Soyons clair, il ne s’agit pas ici pour moi de dénigrer une émission radiophonique que j’écoute régulièrement, depuis longtemps et toujours avec le même plaisir, je l’avoue.

Il ne s’agit pas non plus de mettre en cause la qualité d’une exposition probablement très intéressante de textes sur cette terrifiante Guerre de 14.

J’ajoute que je n’ai vraiment pas envie de douter de l’honnêteté de tous les auteurs et acteurs de l’émission Rendez-Vous avec X et de l’exposition La vraie Guerre de 14.

Il ne s’agit pas non plus de dénigrer Camille Ferri-Pisani qui a pu se laisser emporter par sa plume, par son époque, par son ressenti, et qui est, par certains aspects, un véritable visionnaire. Cela est tout à son honneur.

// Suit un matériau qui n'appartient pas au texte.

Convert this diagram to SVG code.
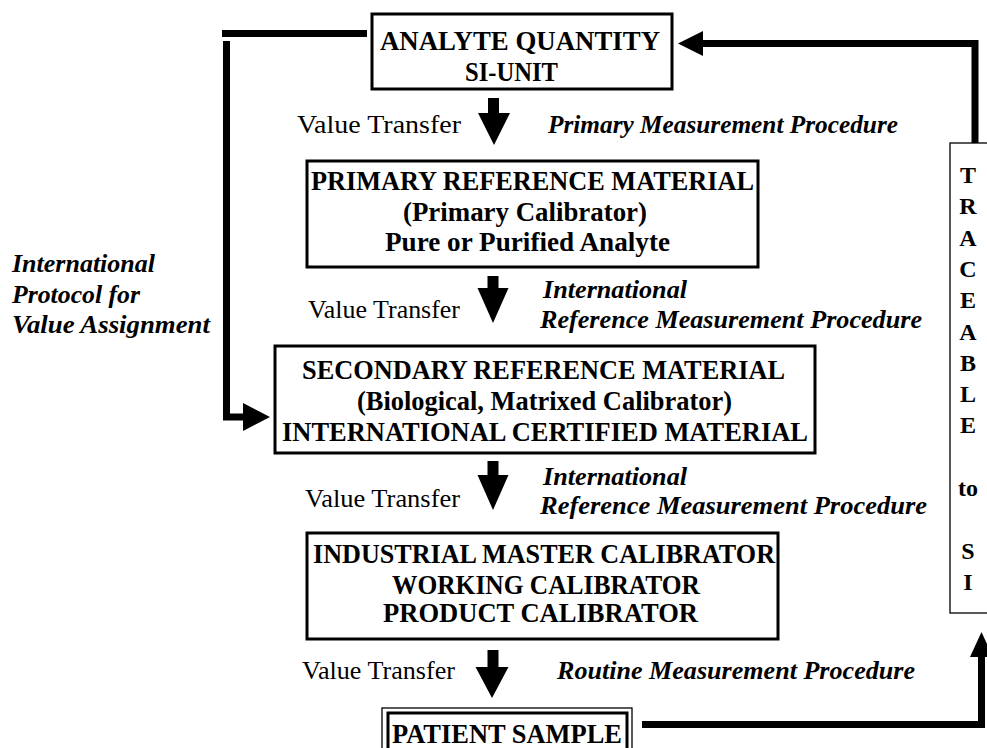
<svg xmlns="http://www.w3.org/2000/svg" width="987" height="748" viewBox="0 0 987 748">
<style>
  .box{fill:#fff;stroke:#000;stroke-width:3}
  .thin{fill:none;stroke:#000;stroke-width:1.3}
  .bt{font-family:"Liberation Serif","Times New Roman",serif;font-weight:bold;font-size:27px;fill:#000}
  .vt{font-family:"Liberation Serif","Times New Roman",serif;font-size:26px;fill:#000}
  .it{font-family:"Liberation Serif","Times New Roman",serif;font-weight:bold;font-style:italic;font-size:26px;fill:#000}
  .tr{font-family:"Liberation Serif","Times New Roman",serif;font-weight:bold;font-size:24px;fill:#000;text-anchor:middle}
  .ln{fill:none;stroke:#000;stroke-width:7;stroke-linejoin:miter}
  .ah{fill:#000;stroke:none}
</style>
<rect width="987" height="748" fill="#fff"/>

<g id="node-analyte">
  <rect class="box" x="372" y="14" width="300" height="75"/>
  <text class="bt" x="380" y="50" textLength="280" lengthAdjust="spacingAndGlyphs">ANALYTE QUANTITY</text>
  <text class="bt" x="465" y="81" textLength="93" lengthAdjust="spacingAndGlyphs">SI-UNIT</text>
</g>

<g id="node-primary">
  <rect class="box" x="307" y="161" width="451" height="106"/>
  <text class="bt" x="311" y="190" textLength="443" lengthAdjust="spacingAndGlyphs">PRIMARY REFERENCE MATERIAL</text>
  <text class="bt" x="403" y="221" textLength="244" lengthAdjust="spacingAndGlyphs">(Primary Calibrator)</text>
  <text class="bt" x="385" y="251" textLength="285" lengthAdjust="spacingAndGlyphs">Pure or Purified Analyte</text>
</g>

<g id="node-secondary">
  <rect class="box" x="275" y="346" width="540" height="107"/>
  <text class="bt" x="302" y="379" textLength="483" lengthAdjust="spacingAndGlyphs">SECONDARY REFERENCE MATERIAL</text>
  <text class="bt" x="357" y="410" textLength="375" lengthAdjust="spacingAndGlyphs">(Biological, Matrixed Calibrator)</text>
  <text class="bt" x="282" y="441" textLength="526" lengthAdjust="spacingAndGlyphs">INTERNATIONAL CERTIFIED MATERIAL</text>
</g>

<g id="node-industrial">
  <rect class="box" x="307" y="533" width="471" height="106"/>
  <text class="bt" x="313" y="563" textLength="462" lengthAdjust="spacingAndGlyphs">INDUSTRIAL MASTER CALIBRATOR</text>
  <text class="bt" x="392" y="594" textLength="308" lengthAdjust="spacingAndGlyphs">WORKING CALIBRATOR</text>
  <text class="bt" x="383" y="622" textLength="315" lengthAdjust="spacingAndGlyphs">PRODUCT CALIBRATOR</text>
</g>

<g id="node-patient">
  <rect class="thin" x="382" y="708" width="250" height="60"/>
  <rect class="box" x="388" y="713" width="239" height="50"/>
  <text class="bt" x="392" y="743" font-size="34" textLength="230" lengthAdjust="spacingAndGlyphs">PATIENT SAMPLE</text>
</g>

<g id="node-traceable">
  <rect class="thin" x="950" y="143" width="60" height="470"/>
  <text class="tr" x="968" y="183">T</text>
  <text class="tr" x="968" y="214">R</text>
  <text class="tr" x="968" y="246">A</text>
  <text class="tr" x="968" y="277">C</text>
  <text class="tr" x="968" y="308">E</text>
  <text class="tr" x="968" y="340">A</text>
  <text class="tr" x="968" y="371">B</text>
  <text class="tr" x="968" y="402">L</text>
  <text class="tr" x="968" y="433">E</text>
  <text class="tr" x="968" y="496">to</text>
  <text class="tr" x="968" y="559">S</text>
  <text class="tr" x="968" y="590">I</text>
</g>

<g id="labels">
  <text class="it" x="12" y="272" textLength="143" lengthAdjust="spacingAndGlyphs">International</text>
  <text class="it" x="12" y="303" textLength="128" lengthAdjust="spacingAndGlyphs">Protocol for</text>
  <text class="it" x="12" y="333" textLength="198" lengthAdjust="spacingAndGlyphs">Value Assignment</text>

  <text class="vt" x="297" y="133" textLength="164" lengthAdjust="spacingAndGlyphs">Value Transfer</text>
  <text class="vt" x="308" y="318" textLength="152" lengthAdjust="spacingAndGlyphs">Value Transfer</text>
  <text class="vt" x="305" y="507" textLength="155" lengthAdjust="spacingAndGlyphs">Value Transfer</text>
  <text class="vt" x="302" y="679" textLength="153" lengthAdjust="spacingAndGlyphs">Value Transfer</text>

  <text class="it" x="548" y="133" textLength="350" lengthAdjust="spacingAndGlyphs">Primary Measurement Procedure</text>
  <text class="it" x="543" y="298" textLength="144" lengthAdjust="spacingAndGlyphs">International</text>
  <text class="it" x="540" y="328" textLength="382" lengthAdjust="spacingAndGlyphs">Reference Measurement Procedure</text>
  <text class="it" x="543" y="485" textLength="144" lengthAdjust="spacingAndGlyphs">International</text>
  <text class="it" x="540" y="514" textLength="387" lengthAdjust="spacingAndGlyphs">Reference Measurement Procedure</text>
  <text class="it" x="557" y="679" textLength="358" lengthAdjust="spacingAndGlyphs">Routine Measurement Procedure</text>
</g>

<g id="connectors">
  <path class="ah" d="M488,98 H499 V113 H510 L494,145 L478,113 H488 Z"/>
  <path class="ah" d="M487.5,276 H498.5 V288 H508.5 L493,323 L477.5,288 H487.5 Z"/>
  <path class="ah" d="M487.5,461 H498.5 V475 H508.5 L493,510 L477.5,475 H487.5 Z"/>
  <path class="ah" d="M487.5,650 H498.5 V667 H508.5 L492,698 L475.5,667 H487.5 Z"/>

  <path class="ln" d="M222,33.5 H367"/>
  <path class="ln" d="M226.5,41 V417 H246"/>
  <path class="ah" d="M243,403 L270,417 L243,431 Z"/>

  <path class="ln" d="M975,143 V43.5 H700"/>
  <path class="ah" d="M703,31 L678,43.5 L703,56 Z"/>

  <path class="ln" d="M642,724.5 H981.5 V654"/>
  <path class="ah" d="M970,657 L981.5,632 L993,657 Z"/>
</g>
</svg>
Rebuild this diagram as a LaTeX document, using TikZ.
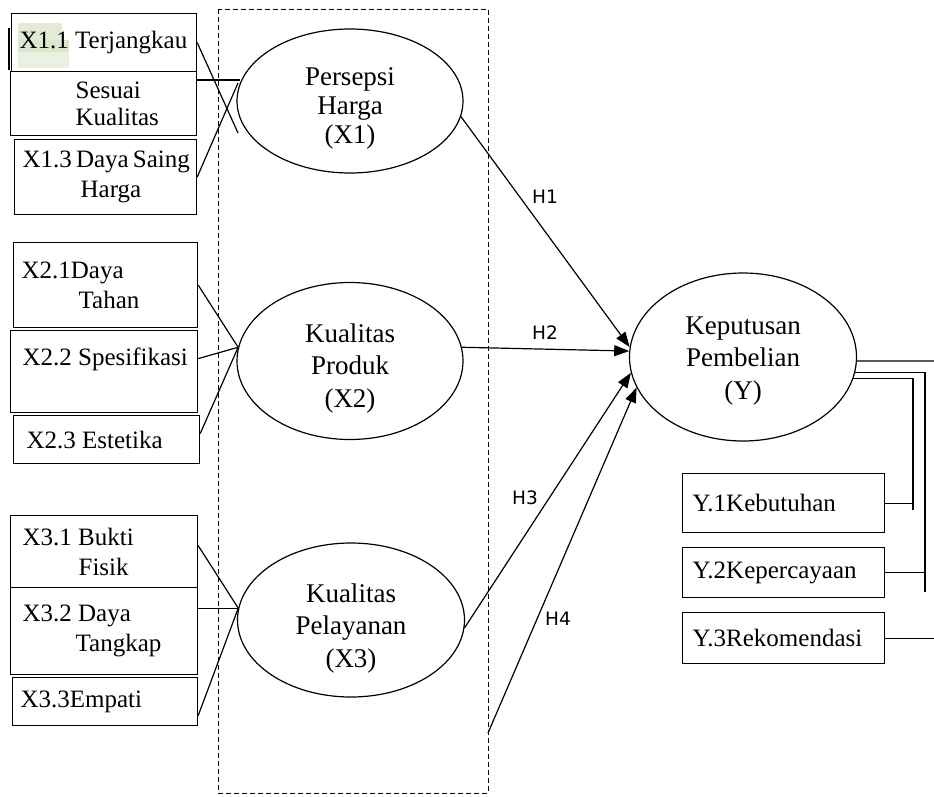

Enfin, il ne s’agit certainement pas de plaider pour les banquiers et leur banque, dont on apprend chaque jour de nouvelles turpitudes, en espérant que ce soit la dernière, la der des der pour eux aussi. Espoir vain pour l’instant, malheureusement.

Il ne s’agit bien évidemment pas de mettre en doute l’origine de ce document, encore moins son auteur.

Mais, même si les événements mentionnés dans ce texte prémonitoire ont effectivement eu lieu dans l’ensemble (l’engagement des États-Unis dans le conflit, par exemple), il n’en demeure pas moins qu’il n’y a peut-être jamais eu d’interview, et que dans ce cas, ce serait une terrible faute de faire entendre comme véridiques des mots qui n’ont jamais été prononcés. Beaucoup d’oreilles sont en effet prêtes à prendre ces paroles pour argent comptant.

La première chose que nous serions en droit d’attendre, légitimement, serait la publication intégrale de ce texte afin d’en évaluer la véracité par recoupements avec les faits historiques, prouvés eux, avec le contexte au moment de cette énigmatique interview, et avec le vocabulaire, la forme et le style utilisés, qui pourraient être proches ou identiques de ceux décrivant par ailleurs les intrépides chercheurs d’or et les intrigants Pygmées du Congo.

Cela dit, si j’en ai l’occasion, je me rendrai sans hésitation à cette exposition, mais c’est plus qu’un doute qui se lirait sur mon visage en passant devant le texte en question.